2020 Deparmental Thesis Awards

For the first time in the program's history, this year the Global Studies program awarded two undergraduate thesis prizes to students--the Adlai Stevenson Award, and the new James Hevia Award.

Adlai Stevenson Global Studies Thesis Prize
This award goes to the best BA thesis on an international or global theme.
Spring 2020 winners:

Sophia Vale – First Prize

  • BA Title: The Ni Una Menos Movement in Argentina

Shelby Senger – Honorable Mention

  • BA Title: Foreign in a Domestic Sense: Puerto Ricans as Liminal Citizens of the United States

James L. Hevia Global Studies Thesis Prize
This award goes to the best BA thesis on one of the following themes: Chinese, British and Asian studies, and human interactions with animals and plants.
Spring 2020 winners:

Lauren Pankin – First Prize

  • BA Title: Tibetan Antelopes in the Bourdeux Vinyard

Dianne Kim – Honorable Mention

  • BA Title: Kumamon and Placemaking in the Twenty-First Century

 

We also asked each of the award recipients to comment on what they will miss most about the University:

Sophia Vale

  • In 2015, women across Argentina rose up in protest against the pervasive issue of feminicide. Hundreds of thousands of people gathered to demand state accountability, that justice be served and that women gain control over their own bodies. Thus, the Ni Una Menos movement was born. In the fall of 2018, I spent four months studying in Buenos Aires, Argentina. While there, I witnessed large, organized street protests, as well as smaller quotidian acts of support for the movement. I was struck by the passion, determination and tenacity of the womxn advocating for an end to gender-based violence and for increased bodily freedom. My research focused on the way gendered embodied protest is used as a mechanism of political agency and the sociopolitical changes that have occurred since Ni Una Menos began.

Shelby Singer

  • What I will miss most about this university is the conversations. Everyone has a unique perspective, original ideas, and such deep curiosity and creativity. Everyone is passionate about something, and as different as we all are, we tend to think and approach the world in the same way, in that we are always driven to look deeper and ask more questions, even when the answer seems obvious. I have learned so much from and deeply enjoyed my conversations with my peers over the past four years.

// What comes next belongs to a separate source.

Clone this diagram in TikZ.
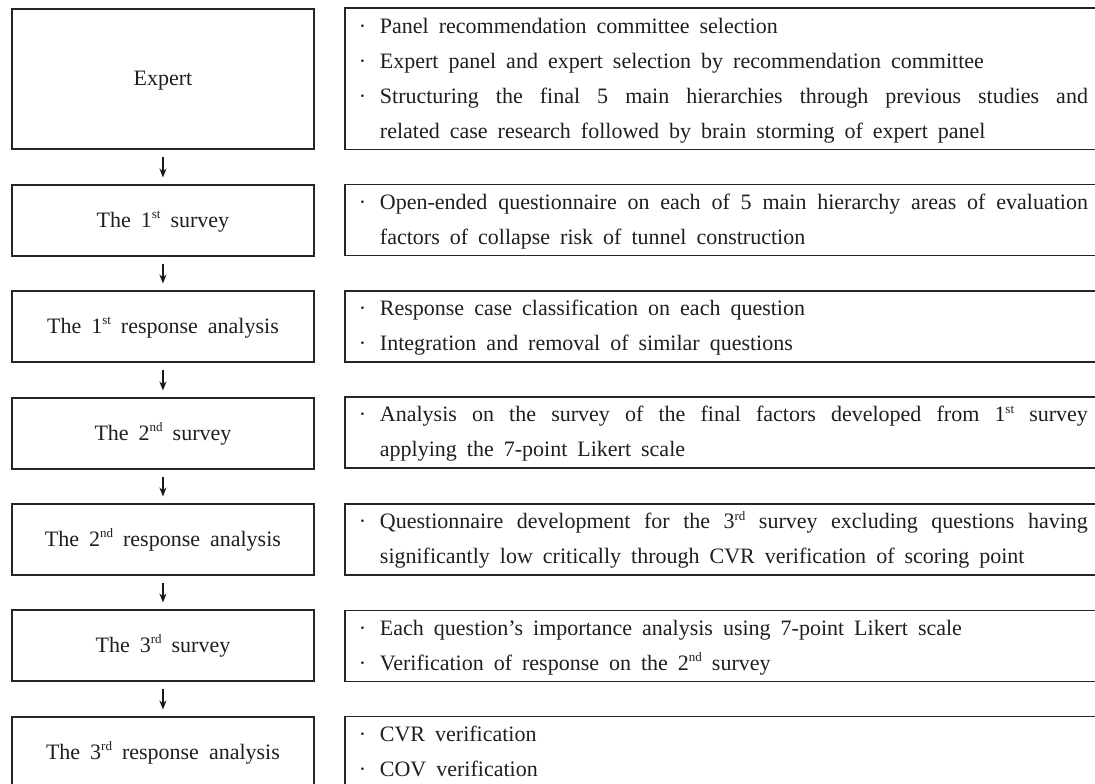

It has been a privilege to live, learn, and grow with my classmates.

Lauren Pankin

  • At the University of Chicago, I learned just as much from my coursework as from my mentors, friends, and classmates. Without their well-rounded intelligence, unflinching dedication to pursuing truth, and love of sharing their passions, my experience would never have been as enriching, fulfilling, or memorable.

Dianne Kim

  • I will miss running into my friends on the quad, even ones that I hadn't seen in weeks and spending way too long chatting with that I end up running late for my next class; Active Minds, through which I met so many lovely people who were as passionate about mental health education and activism as I am; professors and TAs who supported me and encouraged me even when I was doubting myself; everyone from Cathey House; knowing that every day I spend on campus is another opportunity to meet someone with entirely new passions, experiences, and opinions; and most of all, the journey I went through for five years through which I found myself and gathered the courage to pursue what I wanted, not anyone else.